To boost offshore wind farms, predict sea breezes

(Credit: The GE-Alstom Block Island Wind Farm stands 3 miles off of Block Island, Rhode Island in 2016. Getty Images)

A new way to understand sea breezes using sophisticated forecasting methods could make offshore wind farms a more predictable source of energy.

The behavior of offshore sea breezes, and how the ocean influences them, were largely mysteries until now, says lead author Greg Seroka, who earned a doctorate in physical oceanography at Rutgers University and is a National Oceanic and Atmospheric Administration scientist.

“We’ve developed a technique to characterize and predict sea breezes, which could be critically beneficial for offshore wind turbine construction planning, operations, and maintenance—and help make wind a reliable substitute for fossil fuels,” he says.
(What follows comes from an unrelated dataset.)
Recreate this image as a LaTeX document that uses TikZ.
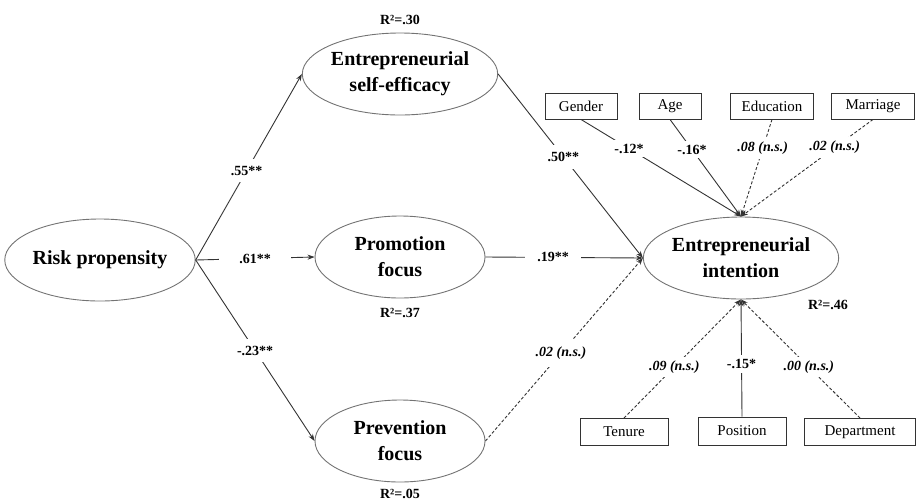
\documentclass[tikz,border=0pt]{standalone}
\usepackage{fontspec}
\setmainfont{Liberation Serif}
\usetikzlibrary{shapes.geometric,arrows.meta}
\begin{document}
\begin{tikzpicture}[x=1pt,y=-1pt,
  latent/.style={ellipse,draw=black!55,line width=0.9pt,minimum width=170pt,minimum height=82pt,inner sep=0pt,align=center,font=\fontsize{20}{26}\selectfont\bfseries},
  ctrl/.style={rectangle,draw=black!80,line width=0.9pt,minimum height=26pt,inner sep=0pt,font=\fontsize{15}{18}\selectfont},
  rsq/.style={font=\fontsize{14}{16}\selectfont\bfseries,inner sep=0pt},
  path/.style={draw=black!80,line width=0.9pt,-{Stealth[length=7pt,width=5pt]}},
  nspath/.style={path,dashed,dash pattern=on 3pt off 2pt},
  lab/.style={fill=white,inner sep=4pt,font=\fontsize{14}{16}\selectfont\bfseries},
  nslab/.style={lab,font=\fontsize{14}{16}\selectfont\bfseries\itshape}
]
\useasboundingbox (0,0) rectangle (917,501);
\node[latent] (RP) at (100,260) {Risk propensity};
\node[latent] (ESE) at (400,74) {Entrepreneurial\\self-efficacy};
\node[latent] (PF) at (400,257) {Promotion\\focus};
\node[latent] (PVF) at (400,441) {Prevention\\focus};
\node[latent] (EI) at (741,258) {Entrepreneurial\\intention};
\node[rsq] (r1) at (400,20) {R²=.30};
\node[rsq] (r2) at (400,313) {R²=.37};
\node[rsq] (r3) at (400,494) {R²=.05};
\node[rsq] (r4) at (828,305) {R²=.46};
\node[ctrl,minimum width=72pt] (gen) at (581,106) {Gender};
\node[ctrl,minimum width=62pt] (age) at (670,106) {Age};
\node[ctrl,minimum width=83pt] (edu) at (772,106) {Education};
\node[ctrl,minimum width=83pt] (mar) at (873,106) {Marriage};
\node[ctrl,minimum width=88pt,minimum height=27pt] (ten) at (624,432) {Tenure};
\node[ctrl,minimum width=88pt,minimum height=28pt] (pos) at (742,431) {Position};
\node[ctrl,minimum width=111pt,minimum height=27pt] (dep) at (860,432) {Department};
\draw[path] (RP.east) -- node[lab,pos=0.48,inner ysep=7pt] {.55**} (ESE.west);
\draw[path] (RP.east) -- node[lab,pos=0.5,inner xsep=20pt] {.61**} (PF.west);
\draw[path] (RP.east) -- node[lab,pos=0.5,inner ysep=7pt] {-.23**} (PVF.west);
\draw[path] (ESE.east) -- node[lab,pos=0.45,inner ysep=7pt] {.50**} (EI.west);
\draw[path] (PF.east) -- node[lab,pos=0.43,inner xsep=12pt] {.19**} (EI.west);
\draw[nspath] (PVF.east) -- node[nslab,pos=0.48,inner ysep=7pt] {.02 (n.s.)} (EI.west);
\draw[path] (gen.south) -- node[lab,pos=0.3] {-.12*} (EI.north);
\draw[path] (age.south) -- node[lab,pos=0.31] {-.16*} (EI.north);
\draw[nspath] (edu.south) -- node[nslab,pos=0.3] {.08 (n.s.)} (EI.north);
\draw[nspath] (mar.south) -- node[nslab,pos=0.29] {.02 (n.s.)} (EI.north);
\draw[nspath] (ten.north) -- node[nslab,pos=0.43] {.09 (n.s.)} (EI.south);
\draw[path] (pos.north) -- node[lab,pos=0.45] {-.15*} (EI.south);
\draw[nspath] (dep.north) -- node[nslab,pos=0.43] {.00 (n.s.)} (EI.south);
\end{tikzpicture}
\end{document}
The study, which appears in the Journal of Geophysical Research: Atmospheres, combines for the first time a statistical analysis technique with a weather forecasting model to assess sea breezes near-shore and offshore.

Researchers looked at sea breezes that cross the New Jersey Wind Energy Area, a federally designated zone off Ocean, Atlantic, and Cape May counties where industry may build huge wind turbines.

The findings show that during the summer, sea breezes often arise on hot afternoons when energy demands peak, but conditions change when winds from the southwest push warm surface water away from shore.

This causes upwelling of much colder bottom water that hits beaches, chills swimmers, and causes offshore sea breezes to begin about five hours earlier than normal and become more intense.

Further, winds blowing over coastal lands keep near-shore sea breezes from moving inland, but the land-based winds have little effect on sea breezes offshore.

The nation’s first commercial offshore wind project—in waters off Block Island, Rhode Island—consists of five 6-megawatt wind turbines and began operating in December 2016. More than 20 offshore wind projects are in various stages of development across the United States, according to the US Department of Energy.

Additional coauthors from Rutgers and the Jerusalem College of Technology contributed to the work.